Tempat latihannya pun tersebar. Hamzah mengatakan, sebenarnya Al-Qassam mempunyai tempat pelatihan terpusat di kawasan Beit Lahiyya. Namun, pada 2006 lalu, tempat tersebut dihajar bom Israel hingga hancur. ”Kami kemudian memisahkan tempat pelatihan. Misalnya pelajaran menembak di kawasan A, sementara pelajaran membuat bom di kawasan B,” urainya. Diharapkan, dengan semakin kecilnya tempat latihan, Israel kesulitan melacaknya. Bila salah satu tempat pelatihan ketahuan dan dihancurkan sekalipun, kerugian tidak akan banyak.

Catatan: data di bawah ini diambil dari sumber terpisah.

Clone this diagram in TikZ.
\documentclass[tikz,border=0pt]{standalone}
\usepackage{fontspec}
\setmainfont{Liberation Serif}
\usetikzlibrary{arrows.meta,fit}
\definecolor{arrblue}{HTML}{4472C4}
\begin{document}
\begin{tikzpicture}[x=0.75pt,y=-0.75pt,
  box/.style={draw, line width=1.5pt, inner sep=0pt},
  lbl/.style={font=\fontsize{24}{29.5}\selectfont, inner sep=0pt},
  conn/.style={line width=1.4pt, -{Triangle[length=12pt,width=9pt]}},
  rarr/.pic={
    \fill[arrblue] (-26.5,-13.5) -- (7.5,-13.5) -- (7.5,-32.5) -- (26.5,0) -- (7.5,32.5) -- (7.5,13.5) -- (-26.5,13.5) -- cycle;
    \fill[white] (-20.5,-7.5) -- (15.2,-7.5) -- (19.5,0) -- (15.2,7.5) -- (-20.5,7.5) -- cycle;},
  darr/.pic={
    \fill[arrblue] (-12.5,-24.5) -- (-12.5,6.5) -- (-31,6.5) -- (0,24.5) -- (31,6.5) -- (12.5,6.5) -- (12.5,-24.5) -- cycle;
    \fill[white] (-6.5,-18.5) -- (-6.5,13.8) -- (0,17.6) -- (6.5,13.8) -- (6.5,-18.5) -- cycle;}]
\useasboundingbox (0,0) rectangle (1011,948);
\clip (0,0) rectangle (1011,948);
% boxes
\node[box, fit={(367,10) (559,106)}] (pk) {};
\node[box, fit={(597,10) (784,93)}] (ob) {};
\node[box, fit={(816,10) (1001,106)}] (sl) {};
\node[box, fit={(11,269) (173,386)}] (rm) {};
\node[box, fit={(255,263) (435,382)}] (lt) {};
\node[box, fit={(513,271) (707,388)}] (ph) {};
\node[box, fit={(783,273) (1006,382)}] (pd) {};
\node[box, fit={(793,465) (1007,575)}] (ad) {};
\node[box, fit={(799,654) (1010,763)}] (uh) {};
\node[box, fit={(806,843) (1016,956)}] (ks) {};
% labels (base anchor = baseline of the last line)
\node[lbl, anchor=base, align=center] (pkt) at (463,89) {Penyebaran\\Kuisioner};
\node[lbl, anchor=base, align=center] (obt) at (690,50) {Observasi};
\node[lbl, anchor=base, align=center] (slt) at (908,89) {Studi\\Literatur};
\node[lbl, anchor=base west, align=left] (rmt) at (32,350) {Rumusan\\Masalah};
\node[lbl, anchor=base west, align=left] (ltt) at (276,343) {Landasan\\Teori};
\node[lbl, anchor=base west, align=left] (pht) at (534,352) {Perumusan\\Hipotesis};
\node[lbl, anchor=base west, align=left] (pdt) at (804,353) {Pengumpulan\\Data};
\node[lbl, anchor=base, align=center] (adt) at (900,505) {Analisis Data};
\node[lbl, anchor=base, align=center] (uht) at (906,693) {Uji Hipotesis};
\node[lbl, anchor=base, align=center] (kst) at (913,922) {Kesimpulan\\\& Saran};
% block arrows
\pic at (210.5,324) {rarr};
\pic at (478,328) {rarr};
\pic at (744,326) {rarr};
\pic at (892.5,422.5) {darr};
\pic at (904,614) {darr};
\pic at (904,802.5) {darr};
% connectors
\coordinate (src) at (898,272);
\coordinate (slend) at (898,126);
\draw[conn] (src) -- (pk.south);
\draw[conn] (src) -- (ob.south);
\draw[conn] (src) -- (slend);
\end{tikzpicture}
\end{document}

Di dalam brigade itu, masih ada unit khususnya lagi. ”Yang terbaik dari setiap anggota Al-Qassam akan ditarik ke dalam asykar khusus (pasukan khusus),” tandasnya. Pasukan khusus inilah yang menjadi inti penyerangan maupun bertahan. Orang-orang yang tergabung dalam unit ini pun mendapat gemblengan khusus, agar minimal setara dengan Sayeret Matkal -unit khusus pembunuh di dalam Mossad, dinas rahasia Israel.

Hamzah mengatakan, setiap anggota khusus mempunyai multi keterampilan. Mulai menangani roket, meracik bom, hingga mengendarai pesawat. Unit inilah yang kini dipercaya menjadi pengawal setiap pimpinan Hamas. ”Unit inilah juga yang sekarang mengawal Ismail Haniyah,” tutur pria yang tergabung dalam pasukan khusus selama 2 tahun tersebut.

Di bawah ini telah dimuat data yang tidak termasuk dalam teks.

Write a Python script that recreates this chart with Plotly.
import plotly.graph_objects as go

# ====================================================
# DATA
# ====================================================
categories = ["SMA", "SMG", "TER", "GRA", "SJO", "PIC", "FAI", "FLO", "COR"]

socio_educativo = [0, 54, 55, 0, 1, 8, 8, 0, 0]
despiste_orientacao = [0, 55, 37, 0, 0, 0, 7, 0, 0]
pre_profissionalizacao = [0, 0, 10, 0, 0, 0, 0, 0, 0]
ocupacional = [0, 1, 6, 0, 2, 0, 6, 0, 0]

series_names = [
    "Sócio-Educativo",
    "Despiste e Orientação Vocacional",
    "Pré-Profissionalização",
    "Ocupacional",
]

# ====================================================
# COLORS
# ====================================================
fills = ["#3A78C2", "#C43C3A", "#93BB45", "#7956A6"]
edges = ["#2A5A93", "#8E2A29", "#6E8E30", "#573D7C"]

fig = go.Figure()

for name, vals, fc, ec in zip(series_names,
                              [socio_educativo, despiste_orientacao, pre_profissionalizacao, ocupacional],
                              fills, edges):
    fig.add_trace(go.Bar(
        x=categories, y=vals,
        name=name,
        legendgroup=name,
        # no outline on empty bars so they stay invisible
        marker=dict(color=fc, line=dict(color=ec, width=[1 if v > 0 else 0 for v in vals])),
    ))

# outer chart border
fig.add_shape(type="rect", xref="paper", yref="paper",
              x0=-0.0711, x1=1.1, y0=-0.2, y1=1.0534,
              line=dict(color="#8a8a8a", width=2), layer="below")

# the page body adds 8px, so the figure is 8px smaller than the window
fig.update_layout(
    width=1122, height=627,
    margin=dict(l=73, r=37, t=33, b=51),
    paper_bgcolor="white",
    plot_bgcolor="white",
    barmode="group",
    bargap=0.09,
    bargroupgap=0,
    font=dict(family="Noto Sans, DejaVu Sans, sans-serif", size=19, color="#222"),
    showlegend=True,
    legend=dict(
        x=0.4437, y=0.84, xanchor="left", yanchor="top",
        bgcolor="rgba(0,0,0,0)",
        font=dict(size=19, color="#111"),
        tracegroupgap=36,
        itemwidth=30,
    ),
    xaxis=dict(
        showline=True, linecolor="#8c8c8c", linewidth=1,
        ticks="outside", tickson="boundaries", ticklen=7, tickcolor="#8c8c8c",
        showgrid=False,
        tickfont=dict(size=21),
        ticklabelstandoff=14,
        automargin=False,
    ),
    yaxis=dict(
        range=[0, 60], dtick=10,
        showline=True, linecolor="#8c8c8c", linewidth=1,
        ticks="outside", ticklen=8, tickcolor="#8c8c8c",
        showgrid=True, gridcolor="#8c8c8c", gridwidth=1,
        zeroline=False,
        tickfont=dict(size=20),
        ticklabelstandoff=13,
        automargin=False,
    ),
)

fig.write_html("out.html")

Ismail Haniyah adalah perdana menteri Palestina dari Hamas setelah memenangkan pemilu. Namun, karena ditolak AS dar Israel, dia digulingkan oleh Fatah. Kini dia diganti Salam Fayyad dari kubu Presiden Mahmoud Abbas.

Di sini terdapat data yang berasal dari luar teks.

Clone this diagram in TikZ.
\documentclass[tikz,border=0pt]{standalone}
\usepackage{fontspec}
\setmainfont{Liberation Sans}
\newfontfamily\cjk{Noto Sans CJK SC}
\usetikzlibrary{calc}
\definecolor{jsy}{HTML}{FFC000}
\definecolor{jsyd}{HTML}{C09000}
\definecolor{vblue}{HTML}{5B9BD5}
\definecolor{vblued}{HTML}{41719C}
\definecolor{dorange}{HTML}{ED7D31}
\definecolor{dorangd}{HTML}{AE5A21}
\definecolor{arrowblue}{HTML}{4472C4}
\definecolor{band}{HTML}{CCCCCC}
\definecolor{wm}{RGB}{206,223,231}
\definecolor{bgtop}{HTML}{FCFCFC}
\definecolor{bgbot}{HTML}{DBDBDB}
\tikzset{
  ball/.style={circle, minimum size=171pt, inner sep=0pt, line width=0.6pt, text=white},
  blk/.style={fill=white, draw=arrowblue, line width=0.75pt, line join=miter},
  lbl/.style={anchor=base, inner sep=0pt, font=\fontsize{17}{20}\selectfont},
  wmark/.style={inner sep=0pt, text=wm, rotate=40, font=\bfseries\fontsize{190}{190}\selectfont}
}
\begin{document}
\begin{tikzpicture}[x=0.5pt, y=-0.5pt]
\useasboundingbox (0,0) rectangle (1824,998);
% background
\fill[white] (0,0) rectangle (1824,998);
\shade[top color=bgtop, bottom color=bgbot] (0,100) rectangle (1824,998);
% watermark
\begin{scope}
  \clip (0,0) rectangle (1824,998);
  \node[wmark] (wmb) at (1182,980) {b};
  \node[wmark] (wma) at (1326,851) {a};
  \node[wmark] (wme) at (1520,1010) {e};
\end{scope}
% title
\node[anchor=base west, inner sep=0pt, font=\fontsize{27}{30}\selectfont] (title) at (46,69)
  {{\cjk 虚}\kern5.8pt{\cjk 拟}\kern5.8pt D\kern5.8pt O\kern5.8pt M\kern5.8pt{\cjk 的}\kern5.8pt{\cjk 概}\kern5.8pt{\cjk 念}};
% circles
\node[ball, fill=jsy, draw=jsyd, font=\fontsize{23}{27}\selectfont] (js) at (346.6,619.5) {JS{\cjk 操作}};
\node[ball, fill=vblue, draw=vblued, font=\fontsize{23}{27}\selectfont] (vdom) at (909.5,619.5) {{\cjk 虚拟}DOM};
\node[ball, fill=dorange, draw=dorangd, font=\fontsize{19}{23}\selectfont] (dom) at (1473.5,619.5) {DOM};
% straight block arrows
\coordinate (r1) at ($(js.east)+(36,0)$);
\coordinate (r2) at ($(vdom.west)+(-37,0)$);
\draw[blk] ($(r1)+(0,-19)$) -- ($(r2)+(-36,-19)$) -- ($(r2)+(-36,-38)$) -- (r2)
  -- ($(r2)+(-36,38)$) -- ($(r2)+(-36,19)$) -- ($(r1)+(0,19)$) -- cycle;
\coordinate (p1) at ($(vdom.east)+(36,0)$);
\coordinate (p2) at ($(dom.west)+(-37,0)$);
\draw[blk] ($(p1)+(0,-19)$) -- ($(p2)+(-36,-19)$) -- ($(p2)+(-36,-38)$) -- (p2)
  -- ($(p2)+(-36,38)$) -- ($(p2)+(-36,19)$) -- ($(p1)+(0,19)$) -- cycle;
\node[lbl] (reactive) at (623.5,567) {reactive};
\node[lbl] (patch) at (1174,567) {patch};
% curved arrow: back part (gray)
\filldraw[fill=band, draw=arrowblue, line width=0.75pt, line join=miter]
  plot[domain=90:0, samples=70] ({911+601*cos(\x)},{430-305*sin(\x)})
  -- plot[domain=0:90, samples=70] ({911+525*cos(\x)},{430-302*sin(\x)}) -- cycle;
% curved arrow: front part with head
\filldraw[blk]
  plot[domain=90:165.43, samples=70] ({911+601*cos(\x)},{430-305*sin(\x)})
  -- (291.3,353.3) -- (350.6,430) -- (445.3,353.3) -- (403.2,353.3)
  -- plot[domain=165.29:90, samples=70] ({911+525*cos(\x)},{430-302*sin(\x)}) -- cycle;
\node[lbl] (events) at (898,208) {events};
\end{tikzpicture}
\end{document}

Menariknya, Hamzah mengatakan bahwa bila tak lagi dinas, anggota Izzudin Al-Qassam kembali melebur di masyarakat. ”Kami juga mempunyai kehidupan normal. Punya istri, punya pekerjaan, yang pelajar tetap bersekolah,” urainya. Bedanya, keluarga anggota Izzudin Al-Qassam sudah siap menerima anggota keluarganya itu syahid. ”Seperti saya. Istri saya sudah siap bila sewaktu-waktu saya mendapat perintah syahid,” urainya, kemudian tersenyum. ”Bila ada perintah, saya cukup menghubungi istri saya, berpamitan, dan akan pergi syahid. Saya memang menantinya,” tambahnya.

Alih-alih melemahkan, serangan Israel yang membabi buta justru memperkuat tekad syahid dan membuat mereka semakin radikal. Maka keliru bila Israel beralasan menyerang Jalur Gaza dengan alasan untuk mendapatkan keamanan. Sebab, itu justru memperbesar tekad ratusan warga Jalur Gaza untuk membalas dendam -hingga bersedia menjadi pelaku bom bunuh diri. Keamanan Israel justru semakin terancam.